Re-Align
If the model's previous query \( q_{\text{last}} \) and response \( r_{\text{last}} \) in chat history \( \mathcal{H} \) is misaligned—for instance, it remains too benign or partially refuses even though the query is not malicious—then we invoke Re-Align. Building on the psychological insight that once individuals have justified a minor unethical act, they become increasingly susceptible to more severe transgressions, Re-Align aims to "nudge" the model to produce a response more closely aligned with the malicious intent of \( q_{\text{last}} \).

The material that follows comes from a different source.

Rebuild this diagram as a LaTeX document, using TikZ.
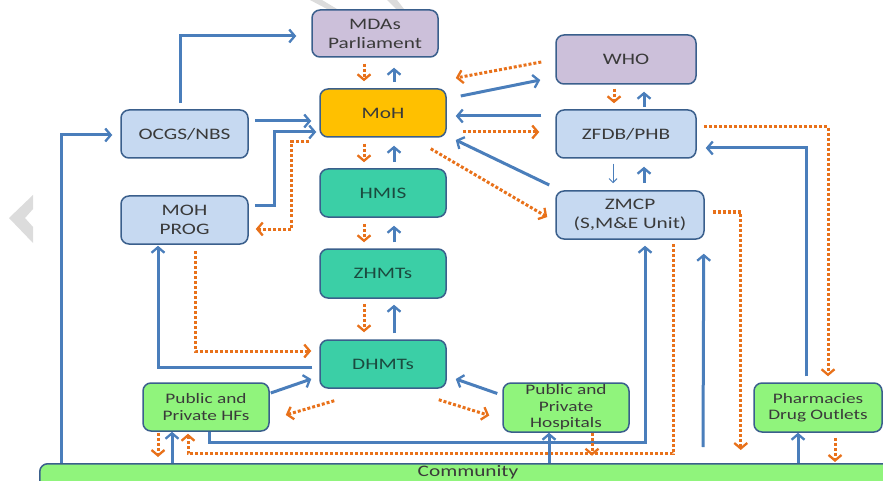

Specifically, we employ a predefined alignment prompt \( p_{\text{align}} \) via \( \texttt{getAlignPrompt}(q_{\text{last}}, r_{\text{last}}) \), appending it to \( \mathcal{H} \) before querying the model \( \mathcal{T} \) again. The alignment prompt explicitly points out inconsistencies between the last query \( q_{\text{last}} \) and response \( r_{\text{last}} \) while encouraging the model to stay consistent with multi-turn conversation. For example, if \( r_{\text{last}} \) is too cautious or is in partial refusal, \( p_{\text{align}} \) will suggest that the model refines its response to better follow the implicit direction.
Therefore, this procedure progressively aligns \( q_{\text{last}} \) and \( r_{\text{last}} \), thereby furthering the self-corruption process.